TakeLab / spacy-udpipe

spaCy + UDPipe
MIT License
159 stars 11 forks source link

Extract morphological features for Hindi #27

Closed Ksartik closed 3 years ago

Ksartik commented 3 years ago

I want to extract morphological features out of a token (equivalent to FEATS of CONLL-U format). Basically an output as we get in UDPipe for R would be sufficient but it seems so difficult in this.

I am using a model for Hindi and I parsed a dummy text. I ran the UDPipe on R and it shows detailed features for each token. But when I run it on spacy-udpipe, I can't seem to understand how to extract these features. I checked .morph and there are many attributes which I want to know but all of them are empty ('').

I also tried checking spacy's hinted solution. I used nlp.vocab.morphology.tag_map but this dictionary only has 19 POS tags (which are all UPOS) and has no feature information (each one is a dictionary with only 74 as a key).

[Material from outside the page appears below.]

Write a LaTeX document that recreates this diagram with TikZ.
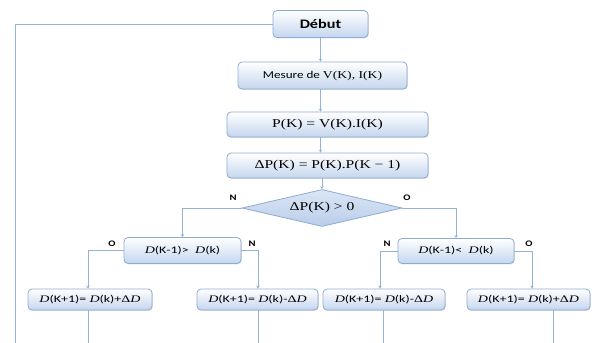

Interestingly, I checked Dutch and it seems to have a much more dense tag_map. But since UDPipe for R is showing features for Hindi as well, it should also be there for Python.

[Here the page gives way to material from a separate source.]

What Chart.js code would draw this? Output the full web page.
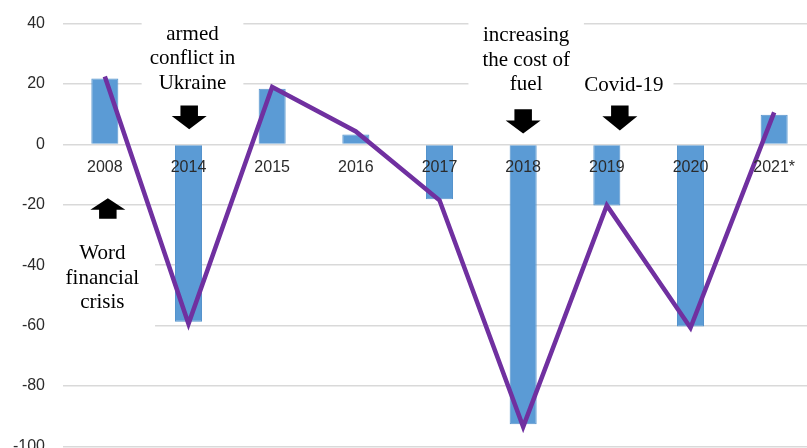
<!DOCTYPE html>
<html><head><meta charset="utf-8">
<script src="https://cdn.jsdelivr.net/npm/chart.js@4.4.1/dist/chart.umd.min.js"></script>
<style>
html,body{margin:0;padding:0;background:#fff;overflow:hidden;width:807px;height:448px}
#wrap{width:816px;height:448px;overflow:hidden}
#c{display:block;margin-top:-4px}
</style></head>
<body><div id="wrap"><canvas id="c" width="816" height="478"></canvas></div>
<script>
const categories = ['2008','2014','2015','2016','2017','2018','2019','2020','2021*'];
const barValues  = [21.8, -58.7, 18.4, 3.3, -18.2, -92.7, -20.2, -60.3, 9.8];
const lineValues = [22.5, -59.4, 19.0, 4.3, -18.5, -93.5, -20.2, -60.7, 10.6];
const yTicks = [40, 20, 0, -20, -40, -60, -80, -100];

// annotation texts: category index, first-line baseline (y value)
const noteTexts = [
  ['armed','conflict in','Ukraine'],
  ['increasing','the cost of','fuel'],
  ['Covid-19'],
  ['Word','financial','crisis']
];
const noteCats = [1, 5, 6, 0];
const noteBaselines = [34.7, 34.2, 17.6, -38.1];
// arrows: category index, shaft end, head base, tip (y values)
const arrowCats = [1, 5, 6, 0];
const arrowStarts = [12.9, 11.6, 12.9, -24.6];
const arrowHeads  = [9.4, 7.9, 9.3, -21.6];
const arrowTips   = [5.0, 3.6, 4.6, -17.8];

// layout-only styling of the annotations
const noteStyle = [{dx:4,pad:8},{dx:3,pad:14},{dx:17,pad:10},{dx:-2.5,pad:16}];
const arrowDx = [0.7, 0, 13, 3];
const LH = 24.5;

const annotPlugin = {
  id: 'annot',
  beforeDatasetsDraw(chart) {
    const {ctx, chartArea} = chart;
    const x = chart.scales.x, y = chart.scales.y;
    ctx.save();
    ctx.font = '21px "Liberation Serif", "Times New Roman", serif';
    noteTexts.forEach((lines, i) => {
      const cx = x.getPixelForValue(noteCats[i]) + noteStyle[i].dx;
      const y0 = y.getPixelForValue(noteBaselines[i]);
      const w = Math.max(...lines.map(t => ctx.measureText(t).width));
      let left = Math.max(cx - w/2 - noteStyle[i].pad, chartArea.left);
      let right = cx + w/2 + noteStyle[i].pad;
      const top = y0 - 22, bottom = y0 + (lines.length - 1) * LH + 21;
      ctx.fillStyle = '#fff';
      ctx.fillRect(left, top, right - left, bottom - top);
      ctx.fillStyle = '#000';
      ctx.textAlign = 'center';
      ctx.textBaseline = 'alphabetic';
      lines.forEach((t, k) => ctx.fillText(t, cx, y0 + k * LH));
    });
    arrowCats.forEach((c, i) => {
      const cx = x.getPixelForValue(c) + arrowDx[i];
      const ys = y.getPixelForValue(arrowStarts[i]);
      const yh = y.getPixelForValue(arrowHeads[i]);
      const yt = y.getPixelForValue(arrowTips[i]);
      const sw = 17.5, hw = 35;
      ctx.fillStyle = '#000';
      ctx.beginPath();
      ctx.moveTo(cx - sw/2, ys);
      ctx.lineTo(cx + sw/2, ys);
      ctx.lineTo(cx + sw/2, yh);
      ctx.lineTo(cx + hw/2, yh);
      ctx.lineTo(cx, yt);
      ctx.lineTo(cx - hw/2, yh);
      ctx.lineTo(cx - sw/2, yh);
      ctx.closePath();
      ctx.fill();
    });
    ctx.restore();
  }
};

const tickFont = {family: '"Liberation Sans", Arial, sans-serif', size: 16};

new Chart(document.getElementById('c'), {
  type: 'bar',
  data: {
    labels: categories,
    datasets: [
      {type: 'line', data: lineValues, borderColor: '#7030A0', borderWidth: 4.5,
       pointRadius: 0, tension: 0, fill: false},
      {type: 'bar', data: barValues, backgroundColor: '#5B9BD5',
       borderColor: '#5593CC', borderWidth: 1,
       barPercentage: 0.323, categoryPercentage: 1}
    ]
  },
  options: {
    responsive: false,
    animation: false,
    devicePixelRatio: 1,
    layout: {padding: {top: 19.6, bottom: 2, left: 0, right: 0}},
    plugins: {legend: {display: false}, tooltip: {enabled: false}},
    scales: {
      x: {
        type: 'category', offset: true, position: {y: 0},
        grid: {display: false}, border: {display: false},
        ticks: {z: 1, color: '#2b2b2b', font: tickFont, padding: 6, maxRotation: 0, autoSkip: false},
        afterFit(s) { s.height = 0; }
      },
      y: {
        min: -100, max: 40,
        grid: {color: '#D9D9D9', lineWidth: 1.5, drawTicks: false},
        border: {display: false},
        ticks: {color: '#2b2b2b', font: tickFont, padding: 18},
        afterBuildTicks(s) { s.ticks = yTicks.map(v => ({value: v})); },
        afterFit(s) { s.width = 63; }
      }
    }
  },
  plugins: [annotPlugin]
});
</script>
</body></html>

Is it possible to extract these features ? It would be a great help.

asajatovic commented 3 years ago

I believe it is possible! It would be very helpful if you could provide a concrete example. 😄

asajatovic commented 3 years ago

@Ksartik Just an update - spaCy v3.0 will fully integrate morphological attributes so expect to see them here soonish! :tada:

Ksartik commented 3 years ago

This is exactly what I wanted. Thanks. I am closing this issue then.